Two of Tuesday's three suicide bombers -- Najim Laachraoui and Khalid El Bakraoui -- were on counter-terrorism watchlists. The former was a suspected bombmaker for the Paris attacks; the latter rented a safe house for the Paris cell and the flat where police picked up Abdeslam's trail three days before his capture.
Bakraoui's brother Brahim, was a convicted armed robber in breach of his parole who was expelled last July from Turkey. Ankara warned Belgium he had been caught trying to reach Syria.
In December, police in the Flemish town of Mechelen had a tip about a family sheltering Abdeslam. The tip included the address where he was eventually apprehended. But officials acknowledge the tip was never passed on to Brussels colleagues.
The revelation has led to criticism -- strongly denied -- that Mechelen's town hall might prefer to suppress a tip to avoid irritating local Muslims, a key electoral constituency.
In their four-month search for Abdeslam, police pulled in dozens of people, holding 10 by last month including two who drove the suspect from Paris through three French police checks.
Dozens of homes were raided to no avail. Yet police reject suggestions it was pure chance that led them to a house in the Brussels borough of Forest on March 15. Four officers were wounded in a shootout with those inside before one gunman was killed. His identity revealed a man who travelled last summer with Abdeslam and wired money to a cousin of Abaaoud in Paris.
The Forest apartment, rented under a false name by Khalid El Bakraoui, the Brussels metro bomber, also delivered up a fresh fingerprint belonging to Salah Abdeslam. It showed he was still in the city and another tip-off that let police home in on a cellphone he was using led them to him three days later.
THREE DAYS OF FEAR
Over the three and half days following that arrest, while a wounded Abdeslam first cooperated and then refused to answer questions, the government considered locking down Brussels just as it had done after the Paris November attacks. But the government decided against it because they had no clear clues that an attack was in the offing, said the government official.

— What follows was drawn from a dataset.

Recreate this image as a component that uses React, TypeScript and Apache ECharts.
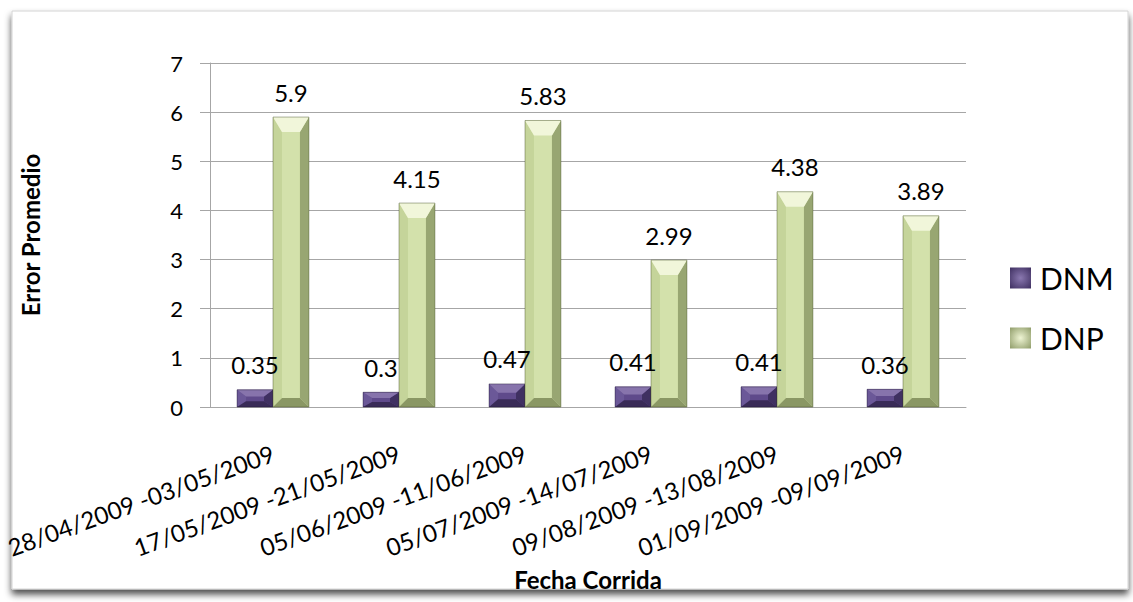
import React, { useEffect, useRef } from "react";
import * as echarts from "echarts";

// Date ranges of each run
const categories = [
  "28/04/2009 -03/05/2009",
  "17/05/2009 -21/05/2009",
  "05/06/2009 -11/06/2009",
  "05/07/2009 -14/07/2009",
  "09/08/2009 -13/08/2009",
  "01/09/2009 -09/09/2009",
];
// Average error per run
const dnmValues = [0.35, 0.3, 0.47, 0.41, 0.41, 0.36];
const dnpValues = [5.9, 4.15, 5.83, 2.99, 4.38, 3.89];

const FONT = "Lato, 'Open Sans', sans-serif";

type Palette = {
  face: string;
  top: string;
  left: string;
  right: string;
  bottom: string;
  edge: string;
};

const dnmPalette: Palette = {
  face: "#5f4a8b",
  top: "#8774ac",
  left: "#6b5898",
  right: "#3f3061",
  bottom: "#392b57",
  edge: "rgba(30,20,50,0.55)",
};

const dnpPalette: Palette = {
  face: "#d3e1ab",
  top: "#f1f6da",
  left: "#c5d49a",
  right: "#98a672",
  bottom: "#8a9764",
  edge: "rgba(70,80,40,0.55)",
};

const BAND_RATIO = 0.285;

// Beveled bar: a face plus four sloped facets, placed by the axis scales
function bevelBar(palette: Palette, side: -1 | 1) {
  return (params: any, api: any) => {
    const idx = api.value(0);
    const val = api.value(1);
    const base = api.coord([idx, 0]);
    const top = api.coord([idx, val]);
    const band = api.size([1, 0])[0];
    const w = band * BAND_RATIO;
    const x0 = side < 0 ? base[0] - w : base[0];
    const x1 = x0 + w;
    const y0 = top[1];
    const y1 = base[1];
    const h = y1 - y0;
    const b = Math.min(9, w / 4);
    const tb = Math.min(15, h / 2.6);
    const bb = Math.min(9, h / 3);
    const poly = (pts: number[][], fill: string) => ({
      type: "polygon",
      shape: { points: pts },
      style: { fill },
    });
    return {
      type: "group",
      children: [
        {
          type: "rect",
          shape: { x: x0, y: y0, width: w, height: h },
          style: { fill: palette.face },
        },
        poly([[x0, y0], [x0 + b, y0 + tb], [x0 + b, y1 - bb], [x0, y1]], palette.left),
        poly([[x1, y0], [x1 - b, y0 + tb], [x1 - b, y1 - bb], [x1, y1]], palette.right),
        poly([[x0, y1], [x1, y1], [x1 - b, y1 - bb], [x0 + b, y1 - bb]], palette.bottom),
        poly([[x0, y0], [x1, y0], [x1 - b, y0 + tb], [x0 + b, y0 + tb]], palette.top),
        {
          type: "rect",
          shape: { x: x0, y: y0, width: w, height: h },
          style: { fill: "none", stroke: palette.edge, lineWidth: 0.8 },
        },
        {
          type: "text",
          z2: 100,
          style: {
            text: String(val),
            x: (x0 + x1) / 2,
            y: y0 - 13,
            textAlign: "center",
            textVerticalAlign: "bottom",
            fontSize: 24,
            fontFamily: FONT,
            fill: "#000",
          },
        },
      ],
    };
  };
}

const iconGradient = (light: string, dark: string) =>
  new echarts.graphic.RadialGradient(0.5, 0.5, 0.7, [
    { offset: 0, color: light },
    { offset: 1, color: dark },
  ]);

export default function App() {
  const ref = useRef<HTMLDivElement>(null);

  useEffect(() => {
    if (!ref.current) return;
    const chart = echarts.init(ref.current, null, { renderer: "svg" });
    chart.setOption({
      animation: false,
      backgroundColor: "#ffffff",
      textStyle: { fontFamily: FONT },
      graphic: [
        {
          type: "rect",
          z: -10,
          shape: { x: 12, y: 11, width: 1116, height: 578 },
          style: {
            fill: "#ffffff",
            stroke: "#d4d4d4",
            lineWidth: 1,
            shadowBlur: 7,
            shadowOffsetY: 5,
            shadowColor: "rgba(0,0,0,0.7)",
          },
        },
      ],
      grid: { left: 210, right: 167, top: 63, bottom: 195 },
      legend: {
        orient: "vertical",
        left: 1005,
        top: 258,
        itemWidth: 21,
        itemHeight: 21,
        itemGap: 30,
        icon: "rect",
        textStyle: {
          fontSize: 30,
          fontFamily: FONT,
          color: "#000",
          padding: [0, 0, 0, 4],
        },
        data: [
          { name: "DNM", itemStyle: { color: iconGradient("#8a78b0", "#3e2f60") } },
          { name: "DNP", itemStyle: { color: iconGradient("#eef4d3", "#8f9c69") } },
        ],
      },
      xAxis: {
        type: "category",
        data: categories,
        name: "Fecha Corrida",
        nameLocation: "middle",
        nameGap: 160,
        nameTextStyle: { fontSize: 24, fontWeight: "bold", color: "#000", fontFamily: FONT },
        axisLine: { lineStyle: { color: "#a6a6a6", width: 1 } },
        axisTick: { show: false },
        axisLabel: {
          interval: 0,
          rotate: 20,
          margin: 45,
          fontSize: 24,
          color: "#000",
          fontFamily: FONT,
        },
      },
      yAxis: {
        type: "value",
        min: 0,
        max: 7,
        interval: 1,
        name: "Error Promedio",
        nameLocation: "middle",
        nameGap: 168,
        nameTextStyle: { fontSize: 24, fontWeight: "bold", color: "#000", fontFamily: FONT },
        axisLine: { show: true, lineStyle: { color: "#a6a6a6", width: 1 } },
        axisTick: { show: true, length: 10, lineStyle: { color: "#a6a6a6" } },
        axisLabel: { margin: 27, fontSize: 22, color: "#000", fontFamily: FONT },
        splitLine: { lineStyle: { color: "#a6a6a6", width: 1 } },
      },
      series: [
        {
          name: "DNM",
          type: "custom",
          itemStyle: { color: "#5f4a8b" },
          encode: { x: 0, y: 1 },
          data: dnmValues.map((v, i) => [i, v]),
          renderItem: bevelBar(dnmPalette, -1),
        },
        {
          name: "DNP",
          type: "custom",
          itemStyle: { color: "#c3d69b" },
          encode: { x: 0, y: 1 },
          data: dnpValues.map((v, i) => [i, v]),
          renderItem: bevelBar(dnpPalette, 1),
        },
      ],
    });
    return () => chart.dispose();
  }, []);

  return (
    <div
      ref={ref}
      style={{ position: "absolute", left: 0, top: 0, width: 1133, height: 602 }}
    />
  );
}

When the bombers struck at the morning rush hour on Tuesday, the authorities moved fast, though it faces questions about the hour delay in shutting the metro that cost a dozen or so lives.
Within three hours, the taxi driver who took the suicide bombers to the airport had called police and already led them back to the apartment where he had picked them up. That produced a trove of evidence, including chemicals and another bomb.
One report said the bombers left it behind after a confused taxi dispatcher sent a smaller cab than they ordered. It also produced a witness who, investigators say, has since identified a third man seen on airport cameras with the two bombers.
Police have been rolling up contacts and acquaintances of those identified, including another suspected plotter in Paris.
Michel’s government is also cracking down on fake documents which seem to have allowed the likes of Laachraoui and Abaaoud, to slip back across Europe from Islamic State bastions in Syria.
The government has sought new legal powers over, and in cooperation with, Internet and telecoms firms to track suspects.
But officials caution that it could take years to fill the gaps in the security structures of a country that is proud to host both the European Union and NATO. The government official acknowledged that its measures can't work "overnight".
So it was with a note of resignation that Belgium's leaders reacted to the worst bloodshed in their country since World War Two: Michel declared simply: "What we feared, has happened."